Jeff Beam: Is Believed To Have Been

Be, being, Been

Something to think about from Jeff Beam

Jeff Beam’s music is something of a luxury. After you’ve acquired all the music you need for car rides and doing work and having parties and working out, then there is space for Beam.

Existing in a bit of space-time on the outskirts of the Flaming Lips and in the near orbit of Wilco’s Foxtrot/Ghost phase, Beam delivers on his promise of psych rock yet again (I’ve lost count of his releases, frankly, but I think this is the sixth full-length, plus a covers album) with the dreamy Is Believed To Have Been, an album just as mixed up between the perfect infinitive and the simple past as its title would indicate.

First there is Beam’s voice, mostly as it’s always been, perhaps more refined. Heavily reverbed, high but not quite falsetto, it’s never particularly melodic, holding onto notes for long periods of time and elongating words so that their timing warps their meaning and renders them nearly meaningless. If you can make them out.
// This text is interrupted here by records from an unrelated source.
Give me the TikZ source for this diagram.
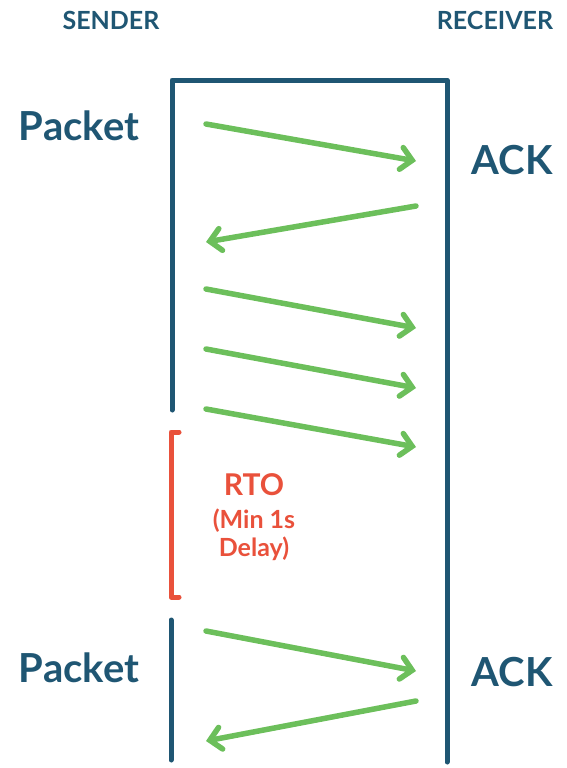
\documentclass[tikz,border=0pt]{standalone}
\usepackage{fontspec}
\setmainfont{Lato}
\usetikzlibrary{arrows.meta}
\definecolor{navy}{HTML}{1F5673}
\definecolor{grn}{HTML}{6CBF5B}
\definecolor{rd}{HTML}{E9513B}
\begin{document}
\begin{tikzpicture}[x=1pt,y=-1pt,
  wire/.style={navy,line width=5pt,line cap=round,line join=round},
  msg/.style={grn,line width=5.5pt,line cap=round,-{Straight Barb[length=11pt,width=22pt,line cap=round]}},
  head/.style={navy,font=\bfseries\fontsize{25}{28}\selectfont},
  big/.style={navy,font=\bfseries\fontsize{40}{44}\selectfont},
  rto/.style={rd,align=center,font=\bfseries\fontsize{30}{32}\selectfont}]
\useasboundingbox (0,0) rectangle (566,768);
\node[head] (snd) at (111,20) {SENDER};
\node[head] (rcv) at (495,20) {RECEIVER};
\coordinate (tl) at (172,80);
\coordinate (tr) at (447,80);
\coordinate (sb) at (172,410);
\coordinate (rb) at (447,762);
\coordinate (s2t) at (171,620);
\coordinate (s2b) at (171,760);
\draw[wire] (sb) -- (tl) -- (tr) -- (rb);
\draw[wire] (s2t) -- (s2b);
\node[big] (p1) at (79,126) {Packet};
\node[big] (a1) at (512,160) {ACK};
\node[big] (p2) at (79,668) {Packet};
\node[big] (a2) at (512,672) {ACK};
\coordinate (m1a) at (206,124); \coordinate (m1b) at (416,161);
\coordinate (m2a) at (416,206); \coordinate (m2b) at (206,242);
\coordinate (m3a) at (206,289); \coordinate (m3b) at (416,328);
\coordinate (m4a) at (206,349); \coordinate (m4b) at (416,388);
\coordinate (m5a) at (206,409); \coordinate (m5b) at (416,447);
\coordinate (m6a) at (206,631); \coordinate (m6b) at (416,671);
\coordinate (m7a) at (416,701); \coordinate (m7b) at (206,741);
\foreach \i in {1,...,7} \draw[msg] (m\i a) -- (m\i b);
\draw[rd,line width=5pt,line cap=round,line join=round]
  (179,432) -- (171,432) -- (171,597) -- (179,597);
\node[rto] (rtot) at (254,485) {RTO};
\node[rto,font=\bfseries\fontsize{25}{28}\selectfont] (rtod) at (254,535) {(Min 1s\\Delay)};
\end{tikzpicture}
\end{document}
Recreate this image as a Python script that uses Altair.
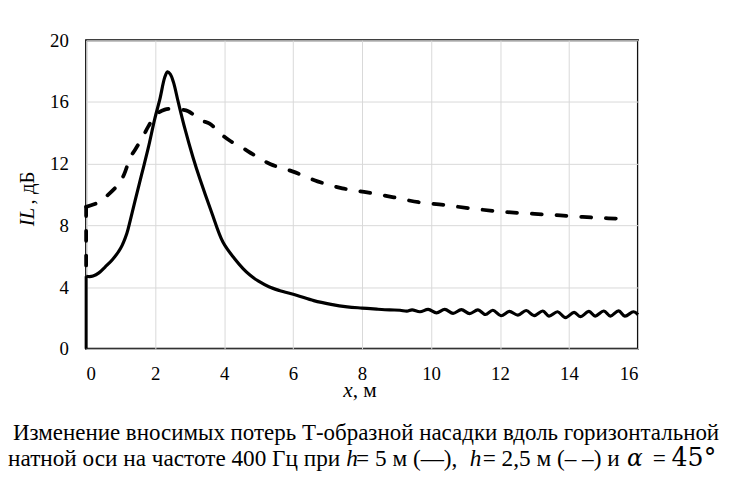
import altair as alt
import pandas as pd

# ---- data ----
# vertical starts of both curves at x = 0
solid_start_x = [0]
solid_start_y = [0]
solid_start_y2 = [4.70]
dashed_start_x = [0]
dashed_start_y = [5.40]
dashed_start_y2 = [9.20]

solid_x = [0, 0.10, 0.20, 0.37, 0.55, 0.76, 1.00, 1.18, 1.28, 1.42, 1.61, 1.80, 1.99, 2.14, 2.28,
           2.36, 2.44, 2.53, 2.67, 2.86, 3.10, 3.30, 3.63, 3.97, 4.30, 4.55, 4.75, 5.00, 5.30, 5.60,
           6.10, 6.60, 7.10, 7.57, 8.00, 8.43, 8.80, 9.10, 9.30,
           9.45, 9.68, 9.92, 10.16, 10.40, 10.64, 10.88, 11.12, 11.36, 11.58, 11.79, 12.03,
           12.27, 12.52, 12.76, 12.99, 13.24, 13.42, 13.67, 13.90, 14.15, 14.33, 14.58, 14.76,
           15.01, 15.20, 15.44, 15.62, 15.87, 16.00]
solid_y = [4.70, 4.68, 4.72, 4.92, 5.30, 5.77, 6.52, 7.48, 8.33, 9.61, 11.30, 13.00, 14.90, 16.20, 17.60,
           17.95, 17.80, 17.30, 16.00, 14.30, 12.40, 11.00, 8.90, 6.90, 5.85, 5.20, 4.78, 4.38, 4.02, 3.78,
           3.47, 3.12, 2.88, 2.72, 2.64, 2.57, 2.52, 2.50, 2.44,
           2.52, 2.40, 2.55, 2.33, 2.55, 2.30, 2.54, 2.28, 2.52, 2.22, 2.50, 2.14,
           2.42, 2.18, 2.48, 2.15, 2.45, 2.12, 2.40, 2.02, 2.36, 2.08, 2.42, 2.12,
           2.45, 2.12, 2.46, 2.12, 2.40, 2.22]

dashed_x = [0, 0.37, 0.61, 0.95, 1.10, 1.28, 1.42, 1.66, 1.80, 2.04, 2.28, 2.50, 2.76, 2.96,
            3.34, 3.58, 3.92, 4.16, 4.55, 4.84, 5.35, 5.98, 6.71, 7.43, 8.15, 8.92, 9.64, 10.36,
            11.08, 11.85, 12.57, 13.35, 14.10, 14.87, 15.54, 15.75]
dashed_y = [9.20, 9.50, 9.93, 10.70, 11.30, 12.40, 12.90, 13.80, 14.40, 15.20, 15.50, 15.55,
            15.50, 15.40, 14.80, 14.60, 13.90, 13.50, 13.00, 12.60, 11.96, 11.50, 10.85, 10.40,
            10.14, 9.82, 9.50, 9.33, 9.12, 8.93, 8.80, 8.70, 8.59, 8.48, 8.41, 8.29]

x_ticks = [0, 2, 4, 6, 8, 10, 12, 14, 16]
y_ticks = [0, 4, 8, 12, 16, 20]

SERIF = "Liberation Serif"
DASH = [10, 15]

df_solid = pd.DataFrame({"x": solid_x, "y": solid_y, "i": list(range(len(solid_x)))})
df_dashed = pd.DataFrame({"x": dashed_x, "y": dashed_y, "i": list(range(len(dashed_x)))})
df_solid_start = pd.DataFrame({"x": solid_start_x, "y": solid_start_y, "y2": solid_start_y2})
df_dashed_start = pd.DataFrame({"x": dashed_start_x, "y": dashed_start_y, "y2": dashed_start_y2})

x_enc = alt.X("x:Q", scale=alt.Scale(domain=[0, 16], nice=False, zero=False),
              axis=alt.Axis(values=x_ticks, title=None, grid=True, gridColor="#d9d9d9", gridWidth=1,
                            domain=False, ticks=False, tickSize=0, labelPadding=16,
                            labelFont=SERIF, labelFontSize=19, labelColor="black"))
y_enc = alt.Y("y:Q", scale=alt.Scale(domain=[0, 20], nice=False),
              axis=alt.Axis(values=y_ticks, title=None, grid=True, gridColor="#d9d9d9", gridWidth=1,
                            domain=False, ticks=False, tickSize=0, labelPadding=18,
                            labelFont=SERIF, labelFontSize=19, labelColor="black"))

solid_start = alt.Chart(df_solid_start).mark_rule(color="black", strokeWidth=3).encode(
    x=x_enc, y=y_enc, y2="y2:Q")
dashed_start = alt.Chart(df_dashed_start).mark_rule(color="black", strokeWidth=3.8, strokeDash=DASH,
                                                    strokeCap="round").encode(
    x=x_enc, y=y_enc, y2="y2:Q")
solid = alt.Chart(df_solid).mark_line(color="black", strokeWidth=3.2, interpolate="catmull-rom",
                                      strokeJoin="round").encode(x=x_enc, y=y_enc, order="i:Q")
dashed = alt.Chart(df_dashed).mark_line(color="black", strokeWidth=3.8, strokeDash=DASH,
                                        strokeCap="round", interpolate="catmull-rom").encode(
    x=x_enc, y=y_enc, order="i:Q")


def label(text, px, py, size, style="normal", font=SERIF, angle=0, align="left", baseline="alphabetic"):
    return alt.Chart(pd.DataFrame({"t": [text]})).mark_text(
        font=font, fontSize=size, fontStyle=style, angle=angle, align=align,
        baseline=baseline, color="black").encode(text="t:N", x=alt.value(px), y=alt.value(py))


CAP = 23.5
labels = [
    # y-axis title
    label("IL", -59, 188, 21, style="italic", angle=270, baseline="middle"),
    label(", дБ", -59, 166, 21, angle=270, baseline="middle"),
    # x-axis title
    label("x", 260, 361, 21.5, style="italic"),
    label(", м", 269.5, 361, 21.5),
    # caption
    label("Изменение вносимых потерь Т-образной насадки вдоль горизонтальной коорди-", -74, 404, 23.2),
    label("натной оси на частоте 400 Гц при", -79, 431, CAP),
    label("h", 263, 431, CAP, style="italic"),
    label("= 5 м (—),", 273, 431, CAP),
    label("h", 388, 431, CAP, style="italic"),
    label("= 2,5 м (– –) и", 401, 431, CAP),
    label("α", 547, 431, CAP, style="italic", font="DejaVu Serif"),
    label("=", 573, 431, CAP),
    label("45°", 592, 431, 25.5, font="DejaVu Serif"),
]

chart = alt.layer(solid_start, dashed_start, solid, dashed, *labels).properties(
    width=558, height=312,
    padding={"left": 79, "top": 30, "right": 85, "bottom": 122},
    autosize=alt.AutoSizeParams(type="none"),
    background="white",
).configure_view(stroke="black", strokeWidth=2)

chart.save("out.html", embed_options={"renderer": "svg", "actions": False})
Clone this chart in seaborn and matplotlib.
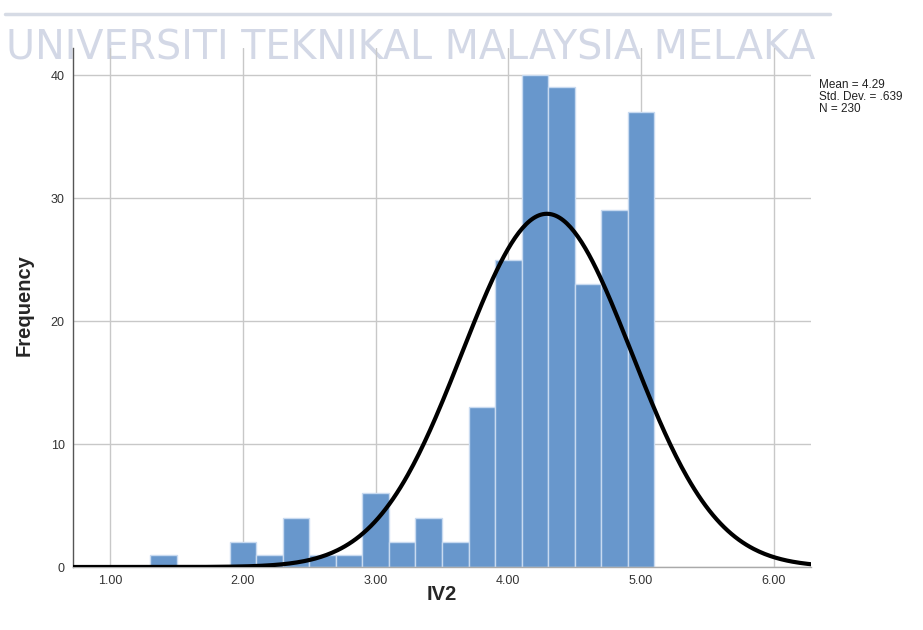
import numpy as np
import pandas as pd
import matplotlib
matplotlib.use("Agg")
import matplotlib.pyplot as plt
import seaborn as sns

# Histogram bins (width 0.2) and their frequencies for IV2
bin_centers = [1.4, 2.0, 2.2, 2.4, 2.6, 2.8, 3.0, 3.2, 3.4, 3.6, 3.8,
               4.0, 4.2, 4.4, 4.6, 4.8, 5.0]
frequencies = [1, 2, 1, 4, 1, 1, 6, 2, 4, 2, 13,
               25, 40, 39, 23, 29, 37]
bin_width = 0.2

# Summary statistics shown beside the chart
mean_val = 4.29
std_val = 0.639
n_val = 230

x_ticks = [1.0, 2.0, 3.0, 4.0, 5.0, 6.0]
x_tick_labels = ["1.00", "2.00", "3.00", "4.00", "5.00", "6.00"]
y_ticks = [0, 10, 20, 30, 40]

sns.set_theme(style="white")
plt.rcParams["font.family"] = ["Liberation Sans", "DejaVu Sans"]

fig = plt.figure(figsize=(9.23, 6.30), dpi=100)
fig.patch.set_facecolor("white")
ax = fig.add_axes([73 / 923, 1 - 567 / 630, (811 - 73) / 923, (567 - 48) / 630])
ax.set_facecolor("none")

# Banner text behind the chart
fig.add_artist(plt.Line2D([5 / 923, 830 / 923], [1 - 14 / 630, 1 - 14 / 630],
                          color="#d6dbe5", lw=2.5, zorder=-2))
fig.text(6 / 923, 1 - 60 / 630, "UNIVERSITI TEKNIKAL MALAYSIA MELAKA",
         fontsize=28.5, family=["DejaVu Sans"], color="#d3d8e6",
         ha="left", va="baseline", zorder=-2)

df = pd.DataFrame({"IV2": bin_centers, "count": frequencies})
lo = min(bin_centers) - bin_width / 2
hi = max(bin_centers) + bin_width / 2
sns.histplot(data=df, x="IV2", weights="count", binwidth=bin_width,
             binrange=(lo, hi), color="#6897cc", alpha=1.0,
             edgecolor="#c8daf0", linewidth=1.0, ax=ax, zorder=2)

# Fitted normal curve scaled to the histogram
xs = np.linspace(0.72, 6.28, 400)
ys = n_val * bin_width * np.exp(-0.5 * ((xs - mean_val) / std_val) ** 2) / (std_val * np.sqrt(2 * np.pi))
sns.lineplot(x=xs, y=ys, color="black", linewidth=3.0, ax=ax, zorder=3)

ax.set_xlim(0.72, 6.28)
ax.set_ylim(0, 42.2)
ax.set_xticks(x_ticks)
ax.set_xticklabels(x_tick_labels)
ax.set_yticks(y_ticks)
ax.grid(True, color="#c8c8c8", linewidth=1.0, zorder=0)
ax.set_axisbelow(True)
ax.tick_params(axis="both", length=0, labelsize=9, colors="#333333", pad=6)
for side in ["top", "right"]:
    ax.spines[side].set_visible(False)
ax.spines["left"].set_color("#555555")
ax.spines["left"].set_linewidth(1.0)
ax.spines["bottom"].set_color("#aaaaaa")
ax.spines["bottom"].set_linewidth(1.0)

ax.set_xlabel("IV2", fontsize=14.5, fontweight="bold")
ax.set_ylabel("Frequency", fontsize=14.5, fontweight="bold")
ax.xaxis.set_label_coords(0.5, (567 - 585) / 519)
ax.yaxis.set_label_coords((34 - 73) / 738, 0.505)

fig.text(819 / 923, 1 - 97 / 630,
         f"Mean = {mean_val:.2f}\nStd. Dev. = {str(std_val)[1:]}\nN = {n_val}",
         fontsize=8.5, color="#222222", ha="left", va="center", linespacing=1.0)

fig.savefig("out.png", dpi=100, facecolor="white")
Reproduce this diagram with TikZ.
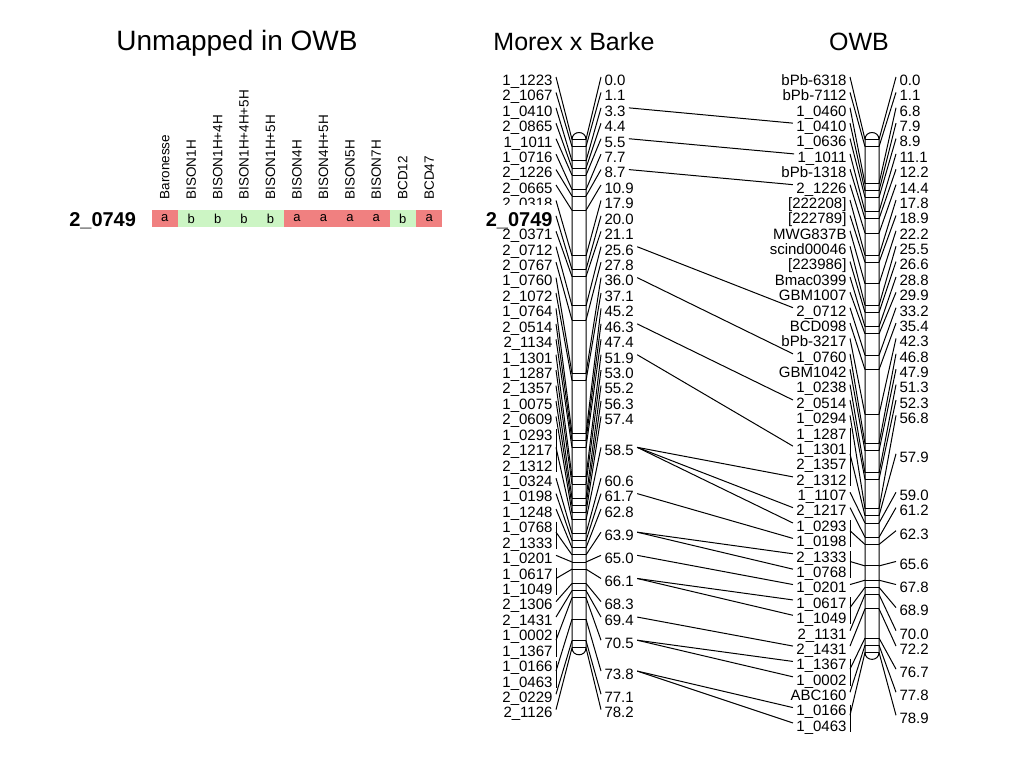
\documentclass[tikz,border=0pt]{standalone}
\usepackage{fontspec}
\setmainfont{Liberation Sans}
\usepackage{tikz}

\definecolor{cella}{RGB}{240,128,128}
\definecolor{cellb}{RGB}{204,245,196}

\begin{document}
\begin{tikzpicture}[x=1pt,y=-1pt,line width=1pt]
\tikzstyle{ttl} = [anchor=base, font=\fontsize{25}{25}\selectfont]
\tikzstyle{mk} = [anchor=east, inner xsep=3pt, inner ysep=0pt, text height=16.7pt, text depth=0pt, font=\fontsize{15}{15}\selectfont]
\tikzstyle{mkhl} = [mk, inner ysep=1pt, text height=20.3pt, fill=white, font=\bfseries\fontsize{20}{20}\selectfont]
\tikzstyle{ps} = [mk, anchor=west]
\tikzstyle{cell} = [minimum width=26.45pt, minimum height=17pt, inner sep=0pt, font=\fontsize{13}{13}\selectfont]
\tikzstyle{hdr} = [rotate=90, anchor=west, inner sep=0pt, font=\fontsize{13.5}{13.5}\selectfont]
\useasboundingbox (0,0) rectangle (1024,768);

\node[ttl, font=\fontsize{28}{28}\selectfont] (unm) at (237,51) {Unmapped in OWB};
\node[ttl] (mxb) at (574,51) {Morex x Barke};
\node[ttl] (owb) at (859,51) {OWB};

% genotype row
\node[mkhl] (row) at (139.5,216) {2\_0749};
\foreach \v/\s [count=\k] in {a/Baronesse, b/BISON1H, b/BISON1H+4H, b/BISON1H+4H+5H, b/BISON1H+5H, a/BISON4H, a/BISON4H+5H, a/BISON5H, a/BISON7H, b/BCD12, a/BCD47}
{
  \node[cell, fill=cell\v] (c\k) at ({151.5+26.45*(\k-0.5)},218.5) {\v};
  \node[hdr] (h\k) at ({151.5+26.45*(\k-0.5)},200) {\s};
}

% Morex x Barke
\draw (572,139.5) .. controls (572,130.2) and (586,130.2) .. (586,139.5) -- (586,647.8)
  .. controls (586,657.1) and (572,657.1) .. (572,647.8) -- cycle;
\foreach \mname [count=\i] in {1\_1223,2\_1067,1\_0410,2\_0865,1\_1011,1\_0716,2\_1226,2\_0665,2\_0318,2\_0749,2\_0371,2\_0712,2\_0767,1\_0760,2\_1072,1\_0764,2\_0514,2\_1134,1\_1301,1\_1287,2\_1357,1\_0075,2\_0609,1\_0293,2\_1217,2\_1312,1\_0324,1\_0198,1\_1248,1\_0768,2\_1333,1\_0201,1\_0617,1\_1049,2\_1306,2\_1431,1\_0002,1\_1367,1\_0166,1\_0463,2\_0229,2\_1126}
{
  \ifnum\i=10 \node[mkhl] (ml\i) at (556,{77+15.43*(\i-1)}) {\mname};
  \else \node[mk] (ml\i) at (556,{77+15.43*(\i-1)}) {\mname};
  \fi
}
\foreach \fa/\la/\cpos [count=\g] in {1/1/0.0, 2/2/1.1, 3/3/3.3, 4/4/4.4, 5/5/5.5, 6/6/7.7, 7/7/8.7, 8/8/10.9, 9/9/17.9, 10/10/20.0, 11/11/21.1, 12/12/25.6, 13/13/27.8, 14/14/36.0, 15/15/37.1, 16/16/45.2, 17/17/46.3, 18/18/47.4, 19/19/51.9, 20/20/53.0, 21/21/55.2, 22/22/56.3, 23/23/57.4, 24/26/58.5, 27/27/60.6, 28/28/61.7, 29/29/62.8, 30/31/63.9, 32/32/65.0, 33/34/66.1, 35/35/68.3, 36/36/69.4, 37/38/70.5, 39/40/73.8, 41/41/77.1, 42/42/78.2}
{
  \coordinate (bl\g) at (572,{139.5+6.5*\cpos});
  \coordinate (br\g) at (586,{139.5+6.5*\cpos});
  \node[ps] (pl\g) at (601,{77+15.43*((\fa+\la)/2-1)}) {\cpos};
  \draw (bl\g) -- (br\g);
  \draw (br\g) -- (pl\g.west);
  \ifnum\fa=\la \draw (ml\fa.east) -- (bl\g);
  \else
    \coordinate (gl\g) at (556,{77+15.43*((\fa+\la)/2-1)});
    \draw ([yshift=-6pt]ml\fa.north east) -- (ml\la.south east);
    \draw (gl\g) -- (bl\g);
  \fi
}

% OWB
\draw (865,139.5) .. controls (865,130.2) and (879,130.2) .. (879,139.5) -- (879,652.35)
  .. controls (879,661.7) and (865,661.7) .. (865,652.35) -- cycle;
\foreach \mname [count=\i] in {bPb-6318,bPb-7112,1\_0460,1\_0410,1\_0636,1\_1011,bPb-1318,2\_1226,{[222208]},{[222789]},MWG837B,scind00046,{[223986]},Bmac0399,GBM1007,2\_0712,BCD098,bPb-3217,1\_0760,GBM1042,1\_0238,2\_0514,1\_0294,1\_1287,1\_1301,2\_1357,2\_1312,1\_1107,2\_1217,1\_0293,1\_0198,2\_1333,1\_0768,1\_0201,1\_0617,1\_1049,2\_1131,2\_1431,1\_1367,1\_0002,ABC160,1\_0166,1\_0463}
  \node[mk] (mr\i) at (850,{77+15.38*(\i-1)}) {\mname};
\foreach \fa/\la/\cpos [count=\g] in {1/1/0.0, 2/2/1.1, 3/3/6.8, 4/4/7.9, 5/5/8.9, 6/6/11.1, 7/7/12.2, 8/8/14.4, 9/9/17.8, 10/10/18.9, 11/11/22.2, 12/12/25.5, 13/13/26.6, 14/14/28.8, 15/15/29.9, 16/16/33.2, 17/17/35.4, 18/18/42.3, 19/19/46.8, 20/20/47.9, 21/21/51.3, 22/22/52.3, 23/23/56.8, 24/27/57.9, 28/28/59.0, 29/29/61.2, 30/31/62.3, 32/33/65.6, 34/34/67.8, 35/36/68.9, 37/37/70.0, 38/38/72.2, 39/40/76.7, 41/41/77.8, 42/43/78.9}
{
  \coordinate (bL\g) at (865,{139.5+6.5*\cpos});
  \coordinate (bR\g) at (879,{139.5+6.5*\cpos});
  \node[ps] (pr\g) at (896,{77+15.38*((\fa+\la)/2-1)}) {\cpos};
  \draw (bL\g) -- (bR\g);
  \draw (bR\g) -- (pr\g.west);
  \ifnum\fa=\la \draw (mr\fa.east) -- (bL\g);
  \else
    \coordinate (gr\g) at (850,{77+15.38*((\fa+\la)/2-1)});
    \draw ([yshift=-6pt]mr\fa.north east) -- (mr\la.south east);
    \draw (gr\g) -- (bL\g);
  \fi
}

% shared markers
\foreach \a/\b in {3/4, 5/6, 7/8, 12/16, 14/19, 17/22, 19/25, 24/27, 24/29, 24/30, 26/31, 28/32, 28/33, 29/34, 30/35, 30/36, 32/38, 33/39, 33/40, 34/42, 34/43}
  \draw (pl\a.east) -- (mr\b.west);
\end{tikzpicture}
\end{document}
Beam seems to like words, used to enjoy a pun in his track names, but I’m not sure they’re the point this time around.

Maybe just live inside the instrumental title track awhile, surfing the repeating bass and guitar twirl filled with minor, accompanied by a gentle windmill guitar. It’s a jam with keyboards from Jaw Gems’ Ahmad Hassan Muhammad, like someone’s told Phish they absolutely must NOT crescendo, and it drifts like incense, wrapping around your head and sometimes a bit cloying, but generally quite pleasant.

As it bleeds into “Revival Song,” still no vocals, it’s hard not to get a little jazzed up. Maybe it’s not a Phish high, but people might start more than swaying if seeing it live. Beam is great at the bass thrum, the low-end drive, but don’t go in there impatient.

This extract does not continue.